I got my Aladdin Sane tattoo on my forearm by an artist in Chicago. When Bowie died, it felt like a close relative had died. Not everybody will understand that, since I have never met him. When you realize that the biggest influence in your life is no longer in the same world as you, your heart shatters. I cried. I was late for work. I just sat and cried, I couldn't believe it. I listened to Blackstar and the whole album finally made sense...he was saying goodbye to all of his fans, everybody that has been influenced by him. I escaped a few times at work to cry in my car. I got home and cried more. I have listened to the album Blackstar every day since he say he died, and I still tear up every time. His presence on this earth was a missing piece to me. I am proud to carry his picture with me everywhere that I go.

Graham Myers, got his tattoo 25 years ago 

I got my tattoo in 1991 after watching Bowie in Utrecht. I was talking to this Dutch guy up the front and he managed to get me backstage. Bowie autographed this guy’s back and mine and we went straight to a tattooist and now Bowie’s autograph is with me forever. I never saw the Dutch guy ever again and often wonder where he might be now.

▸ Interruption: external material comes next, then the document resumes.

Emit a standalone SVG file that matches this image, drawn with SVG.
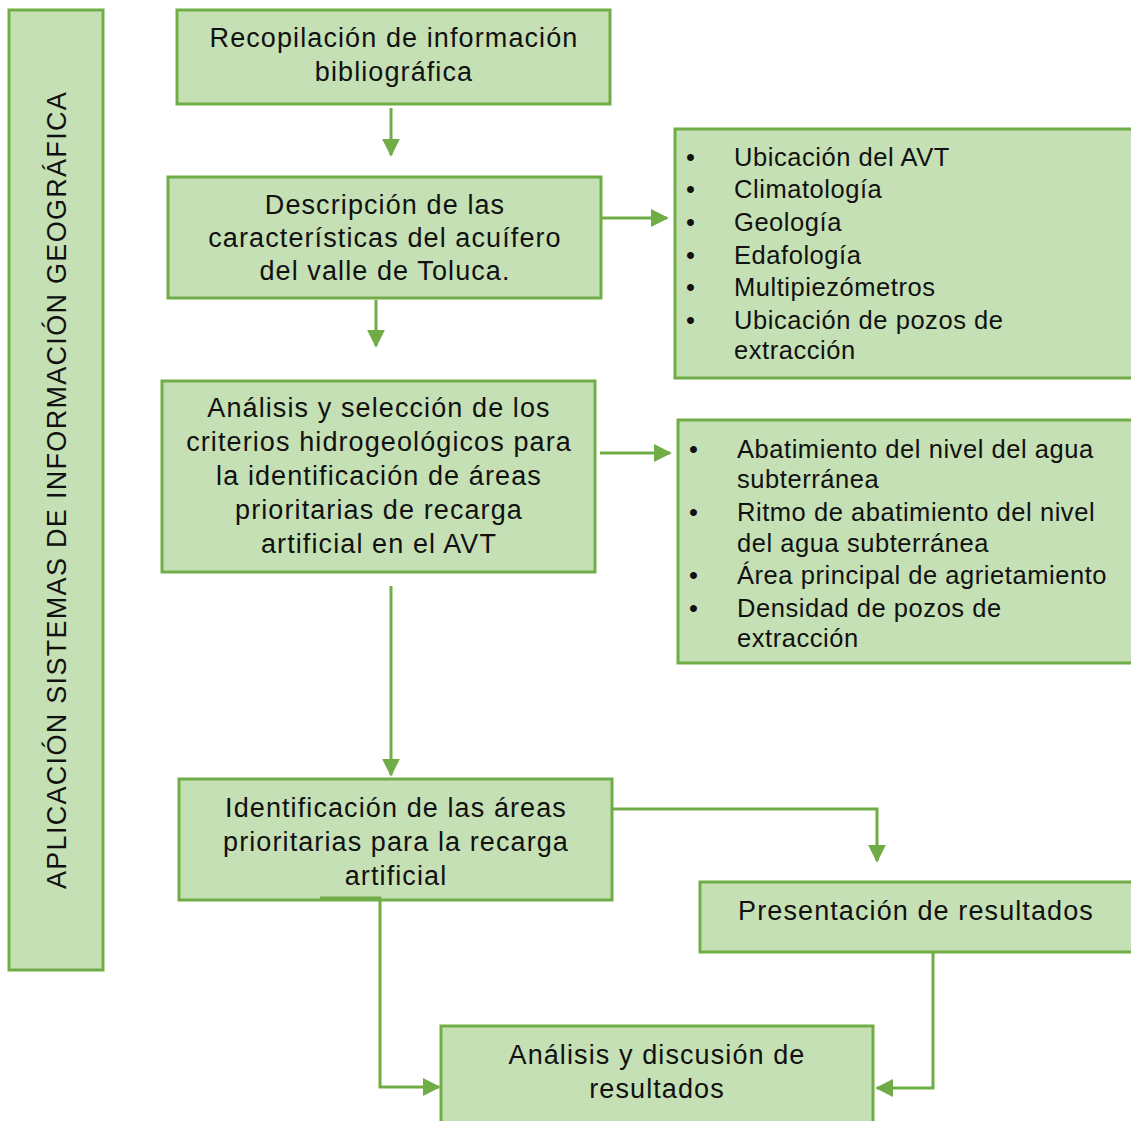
<svg xmlns="http://www.w3.org/2000/svg" width="1131" height="1121" viewBox="0 0 1131 1121">
<style>
.box{fill:#C5E0B4;stroke:#70AD47;stroke-width:3}
.t{font-family:"Liberation Sans",Arial,sans-serif;font-size:27px;letter-spacing:1.1px;fill:#111;text-anchor:middle}
.v{letter-spacing:1.3px}
.l{font-family:"Liberation Sans",Arial,sans-serif;font-size:25.5px;letter-spacing:0.55px;fill:#111}
.c{fill:none;stroke:#70AD47;stroke-width:3}
</style>
<defs>
<marker id="ah" viewBox="0 0 10 10" refX="9" refY="5" markerWidth="6" markerHeight="6" markerUnits="strokeWidth" orient="auto">
<path d="M0,0 L10,5 L0,10 z" fill="#70AD47"/>
</marker>
</defs>
<rect width="1131" height="1121" fill="#fff"/>
<g id="sig">
<rect class="box" x="9" y="10" width="94" height="960"/>
<text class="t v" transform="translate(66,490) rotate(-90)">APLICACIÓN SISTEMAS DE INFORMACIÓN GEOGRÁFICA</text>
</g>
<g id="recopilacion">
<rect class="box" x="177" y="10" width="433" height="94"/>
<text class="t" x="394" y="47">Recopilación de información</text>
<text class="t" x="394" y="81">bibliográfica</text>
</g>
<g id="descripcion">
<rect class="box" x="168" y="177" width="433" height="121"/>
<text class="t" x="385" y="214">Descripción de las</text>
<text class="t" x="385" y="247">características del acuífero</text>
<text class="t" x="385" y="280">del valle de Toluca.</text>
</g>
<g id="lista1">
<rect class="box" x="675" y="129" width="462" height="249"/>
<g class="l">
<text x="686" y="166">•</text><text x="734" y="166">Ubicación del AVT</text>
<text x="686" y="198">•</text><text x="734" y="198">Climatología</text>
<text x="686" y="231">•</text><text x="734" y="231">Geología</text>
<text x="686" y="264">•</text><text x="734" y="264">Edafología</text>
<text x="686" y="296">•</text><text x="734" y="296">Multipiezómetros</text>
<text x="686" y="329">•</text><text x="734" y="329">Ubicación de pozos de</text>
<text x="734" y="359">extracción</text>
</g>
</g>
<g id="analisis-criterios">
<rect class="box" x="162" y="381" width="433" height="191"/>
<text class="t" x="379" y="417">Análisis y selección de los</text>
<text class="t" x="379" y="451">criterios hidrogeológicos para</text>
<text class="t" x="379" y="485">la identificación de áreas</text>
<text class="t" x="379" y="519">prioritarias de recarga</text>
<text class="t" x="379" y="553">artificial en el AVT</text>
</g>
<g id="lista2">
<rect class="box" x="678" y="420" width="459" height="243"/>
<g class="l">
<text x="689" y="458">•</text><text x="737" y="458">Abatimiento del nivel del agua</text>
<text x="737" y="488">subterránea</text>
<text x="689" y="521">•</text><text x="737" y="521">Ritmo de abatimiento del nivel</text>
<text x="737" y="552">del agua subterránea</text>
<text x="689" y="584">•</text><text x="737" y="584">Área principal de agrietamiento</text>
<text x="689" y="617">•</text><text x="737" y="617">Densidad de pozos de</text>
<text x="737" y="647">extracción</text>
</g>
</g>
<g id="identificacion">
<rect class="box" x="179" y="779" width="433" height="121"/>
<text class="t" x="396" y="817">Identificación de las áreas</text>
<text class="t" x="396" y="851">prioritarias para la recarga</text>
<text class="t" x="396" y="885">artificial</text>
</g>
<g id="presentacion">
<rect class="box" x="700" y="882" width="437" height="70"/>
<text class="t" x="916" y="920">Presentación de resultados</text>
</g>
<g id="discusion">
<rect class="box" x="441" y="1026" width="432" height="100"/>
<text class="t" x="657" y="1064">Análisis y discusión de</text>
<text class="t" x="657" y="1098">resultados</text>
</g>
<g id="connectors">
<path class="c" d="M391,108 V155" marker-end="url(#ah)"/>
<path class="c" d="M601,218 H667" marker-end="url(#ah)"/>
<path class="c" d="M376,300 V346" marker-end="url(#ah)"/>
<path class="c" d="M600,453 H670" marker-end="url(#ah)"/>
<path class="c" d="M391,586 V775" marker-end="url(#ah)"/>
<path class="c" d="M612,809 H877 V861" marker-end="url(#ah)"/>
<path class="c" d="M320,898 H380 V1087 H439" marker-end="url(#ah)"/>
<path class="c" d="M933,952 V1088 H877" marker-end="url(#ah)"/>
</g>
</svg>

I started following Bowie at the age of 13 and he inspired me throughout my life. One of my passions is cooking and I always listened to Bowie when cooking. I actually competed in Masterchef in 2009 and I used to think of Bowie when I felt uncertain and wanted to feel more creative and confident.

The day he died I played Lazarus in the car on my way to work. When I got in my colleagues were surprised that I was so happy, they didn’t realise I hadn’t heard the news. They sat me down and told me and I spent all day trying not to cry. When I got home I cried and cried. It took weeks for me to be able to listen to his music again, but now I feel lucky that I was around for most of his career. I almost believed he was immortal, like a real life superhero.